The foundation, in cooperation with Giza governorate, also helped upgrade and renovate 113 houses not requiring demolition, as well as the local infrastructure including water pipes, sewerage systems, electricity and gas pipes. Furthermore, it reconnected the area with the outside world through building new roads, reviving the area economically and culturally and safeguarding it against future problems.
It has also delivered a community development centre that includes a computer lab, a lecture hall, a theatre and several classrooms for conducting educational and empowerment programmes. "The centre is designed to guarantee the sustainability of the foundation's efforts after the end of the project," Nessim said.
Nessim emphasised that several private businesses had helped sponsor the FF's Agouza project. A case in point, she explained, was BP, which financed the renovation and upgrading of the 6 October and Al-Nasr elementary schools and the Agouza preparatory school as part of the foundation's slum-upgrading project.
Hisham Mekkawi, president of BP Egypt, explained that BP mainly focuses its corporate social responsibility efforts on partnership with non-profit organisations such as the FF. "In its partnership with the FF, BP Egypt has found an opportunity to participate in sustainable economic development, particularly for the underprivileged," Mekkawi said.
Another sponsor of the foundation's project in Agouza is the Hebat Al-Nil Company for Vegetation. The owner of the company, businessman Mohamed Abdel-Atti, explained that his first encounter with the FF came in 2004 when he was "captivated by the foundation's mission to supply the underprivileged with homes." The foundation was working on building housing projects in three new cities, 6 October, Al-Shorouq and Tenth of Ramadan, at the time, for which Abdel-Atti donated LE1.5 million worth of plants.

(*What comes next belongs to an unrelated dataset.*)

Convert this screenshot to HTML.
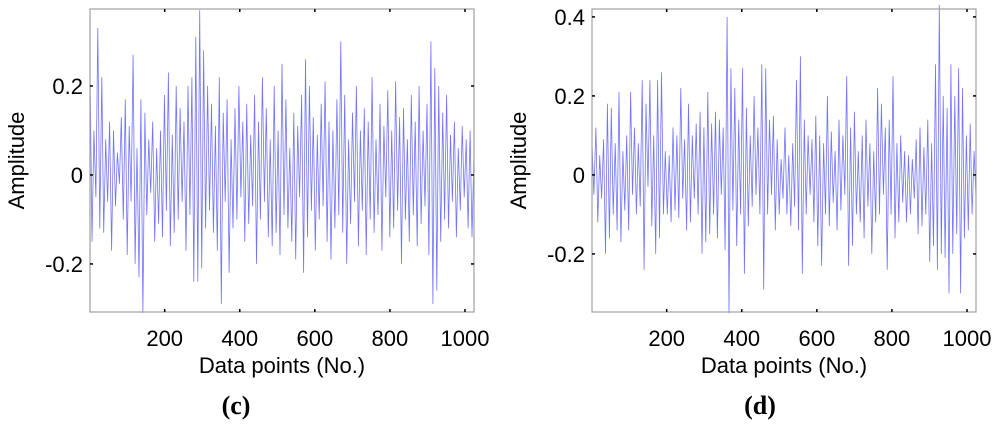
<!DOCTYPE html>
<html><head><meta charset="utf-8">
<style>
body{margin:0;background:#fff;width:1000px;height:425px;overflow:hidden}
svg text{font-family:"Liberation Sans",Arial,sans-serif;fill:#000}
</style></head><body>
<svg id="fig" width="1000" height="425" viewBox="0 0 1000 425"></svg>
<script>
const xTicks = [200, 400, 600, 800, 1000];
const yTicksC = [0.2, 0, -0.2];
const yTicksD = [0.4, 0.2, 0, -0.2];
const seriesC = [0.24,-0.15,0.1,-0.05,0.33,-0.12,0.22,-0.13,0.08,-0.06,0.12,-0.17,0.1,-0.07,0.05,-0.02,0.13,-0.1,0.17,-0.18,0.11,-0.06,0.27,-0.2,0.06,-0.23,0.17,-0.31,0.14,-0.09,0.08,-0.04,0.12,-0.15,0.06,-0.11,0.1,-0.14,0.18,-0.08,0.23,-0.16,0.09,-0.13,0.2,-0.1,0.15,-0.06,0.12,-0.17,0.2,-0.09,0.22,-0.24,0.31,-0.24,0.37,-0.21,0.28,-0.12,0.2,-0.08,0.16,-0.13,0.11,-0.17,0.22,-0.29,0.14,-0.06,0.17,-0.22,0.08,-0.12,0.15,-0.1,0.2,-0.05,0.12,-0.15,0.16,-0.11,0.09,-0.07,0.18,-0.2,0.12,-0.1,0.22,-0.06,0.15,-0.14,0.08,-0.16,0.2,-0.13,0.1,-0.18,0.25,-0.09,0.17,-0.12,0.06,-0.15,0.14,-0.19,0.11,-0.05,0.18,-0.22,0.26,-0.14,0.2,-0.08,0.13,-0.17,0.09,-0.1,0.16,-0.07,0.21,-0.15,0.12,-0.19,0.1,-0.12,0.17,-0.09,0.3,-0.13,0.18,-0.2,0.08,-0.11,0.14,-0.06,0.2,-0.16,0.1,-0.08,0.15,-0.18,0.12,-0.1,0.22,-0.13,0.08,-0.09,0.16,-0.17,0.11,-0.05,0.19,-0.14,0.1,-0.12,0.21,-0.08,0.13,-0.2,0.15,-0.1,0.08,-0.15,0.18,-0.09,0.12,-0.16,0.2,-0.11,0.1,-0.07,0.16,-0.18,0.3,-0.29,0.24,-0.26,0.2,-0.15,0.14,-0.1,0.18,-0.12,0.09,-0.06,0.12,-0.14,0.06,-0.08,0.11,-0.05,0.08,-0.12,0.1,-0.14,0.05];
const seriesD = [0.08,-0.05,0.12,-0.12,0.05,-0.06,0.09,-0.2,0.18,-0.16,0.17,-0.1,0.08,-0.14,0.21,-0.17,0.06,-0.09,0.1,-0.14,0.21,-0.05,0.12,-0.1,0.08,-0.08,0.24,-0.24,0.18,-0.03,0.24,-0.13,0.1,-0.2,0.24,-0.16,0.26,-0.1,0.06,-0.1,0.05,-0.12,0.12,-0.09,0.1,-0.11,0.22,-0.06,0.09,-0.14,0.18,-0.12,0.1,-0.06,0.13,-0.1,0.16,-0.2,0.12,-0.17,0.21,-0.15,0.13,-0.1,0.16,-0.16,0.14,-0.05,0.12,-0.19,0.4,-0.35,0.27,-0.09,0.22,-0.18,0.14,-0.1,0.27,-0.25,0.17,-0.13,0.1,-0.08,0.2,-0.05,0.12,-0.1,0.28,-0.29,0.27,-0.1,0.14,-0.05,0.15,-0.14,0.09,-0.1,0.04,-0.06,0.12,-0.1,0.05,-0.13,0.08,-0.08,0.24,-0.14,0.3,-0.25,0.14,-0.1,0.1,-0.05,0.09,-0.12,0.15,-0.18,0.1,-0.23,0.08,-0.1,0.2,-0.13,0.11,-0.07,0.06,-0.14,0.14,-0.09,0.1,-0.05,0.25,-0.23,0.12,-0.18,0.16,-0.1,0.06,-0.12,0.1,-0.16,0.14,-0.08,0.08,-0.2,0.06,-0.12,0.22,-0.1,0.18,-0.05,0.12,-0.24,0.14,-0.1,0.25,-0.16,0.08,-0.12,0.1,-0.07,0.06,-0.12,0.05,-0.1,0.04,-0.06,0.09,-0.15,0.12,-0.13,0.07,-0.1,0.14,-0.22,0.08,-0.18,0.28,-0.24,0.43,-0.2,0.2,-0.21,0.17,-0.3,0.28,-0.2,0.2,-0.15,0.27,-0.3,0.22,-0.16,0.1,-0.14,0.13,-0.1,0.06,-0.06];

const NS='http://www.w3.org/2000/svg';
const svg=document.getElementById('fig');
function mk(tag,attrs,parent){const e=document.createElementNS(NS,tag);for(const k in attrs)e.setAttribute(k,attrs[k]);(parent||svg).appendChild(e);return e;}

function drawPanel(p){
  const g=mk('g',{});
  
  
  const xs=v=>p.x0+(v-1)/(1023)*(p.x1-p.x0);
  const ys=v=>p.y0+(p.ymax-v)/(p.ymax-p.ymin)*(p.y1-p.y0);
  const step=1023/(p.data.length-1);
  let d='';
  p.data.forEach((v,i)=>{d+=(i?'L':'M')+xs(1+i*step).toFixed(1)+' '+ys(v).toFixed(1);});
  const line=mk('path',{d:d,fill:'none',stroke:'#5a5aff','stroke-width':0.8,'stroke-opacity':0.85},g);
  
  
  const fr=mk('rect',{x:p.x0,y:p.y0,width:p.x1-p.x0,height:p.y1-p.y0,fill:'none',stroke:'#a0a0a0','stroke-width':1.2},g);
  
  
  xTicks.forEach(t=>{
    const x=xs(t);
    mk('line',{x1:x,x2:x,y1:p.y1,y2:p.y1-3,stroke:'#000','stroke-width':1.5},g);
    mk('line',{x1:x,x2:x,y1:p.y0,y2:p.y0+3,stroke:'#000','stroke-width':1.5},g);
    const tx=mk('text',{x:x,y:p.y1+34,'font-size':22,'text-anchor':'middle'},g);
    tx.textContent=t;
    
    
  });
  p.yt.forEach(t=>{
    const y=ys(t);
    mk('line',{x1:p.x0,x2:p.x0+3,y1:y,y2:y,stroke:'#000','stroke-width':1.5},g);
    mk('line',{x1:p.x1,x2:p.x1-3,y1:y,y2:y,stroke:'#000','stroke-width':1.5},g);
    const tx=mk('text',{x:p.x0-7,y:y+8,'font-size':22,'text-anchor':'end'},g);
    tx.textContent=t;
    
    
  });
  const xl=mk('text',{x:(p.x0+p.x1)/2,y:373,'font-size':22,'text-anchor':'middle'},g);
  xl.textContent='Data points (No.)';
  
  
  const yl=mk('text',{x:0,y:0,'font-size':22,'text-anchor':'middle',transform:`translate(${p.x0-66},${(p.y0+p.y1)/2}) rotate(-90)`},g);
  yl.textContent='Amplitude';
  
  
  const cap=mk('text',{x:p.capX,y:414,'font-size':26,'font-weight':'bold','text-anchor':'middle',style:'font-family:"Liberation Serif",serif'},g);
  cap.textContent=p.cap;
  
  
}
drawPanel({name:'panel-c',x0:90,x1:474,y0:9,y1:312,ymax:0.373,ymin:-0.308,data:seriesC,yt:yTicksC,cap:'(c)',capX:236});
drawPanel({name:'panel-d',x0:592,x1:976,y0:9,y1:312,ymax:0.42,ymin:-0.347,data:seriesD,yt:yTicksD,cap:'(d)',capX:760});
</script>
</body></html>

"The success of these projects and the spread of greenery in such new desert cities encouraged me to donate further in the renovation of Agouza and the Al-Nasr and 6 October schools," Abdel-Atti said.
On 6 September during the holy month of Ramadan, Gamal Mubarak and the FF's board of directors organised an Iftar meal to celebrate the completion of the fourth and final stage of the Agouza project, this Ramadan Iftar now being part of an annual tradition, Nessim explained. "The meal is a very happy occasion, on which beneficiaries receive the title deeds to their new housing units," she said, adding that "it is also a very good opportunity for them to meet and share a meal with the foundation's chairman, Gamal Mubarak, board members, business people and ministers and to voice any grievances or problems."
The activities of the FF have received wide coverage in the Egyptian media and not only because its chairman is Gamal Mubarak. Instead, such coverage has been due to the fact that the foundation offers a good example of corporate social responsibility in the country, helping to change older negative views of business people.
A number of analysts believe that negative views will persist for a while, especially when people read or hear about business people facing trials on allegations of involvement in crimes such as killing a singer or plundering a bank.
After its success in Agouza, Nessim indicated that the foundation had embarked on rehabilitating another slum area in Ezbet Haridi in the Al-Waili district of eastern Cairo. The project was implemented in collaboration with the ministries of Al-Awkaf (religious endowments) and Housing , and it was intended to assist as many as 107 families living in run-down, unsafe and overcrowded housing.
"The families were temporarily relocated to the FF's housing project in the new city of Obour and then moved back again to Ezbet Haridi after the completion of the rehabilitation work this month," Nessim said, pointing to the experience as another good example of corporate social responsibility in action and effective partnership with the government.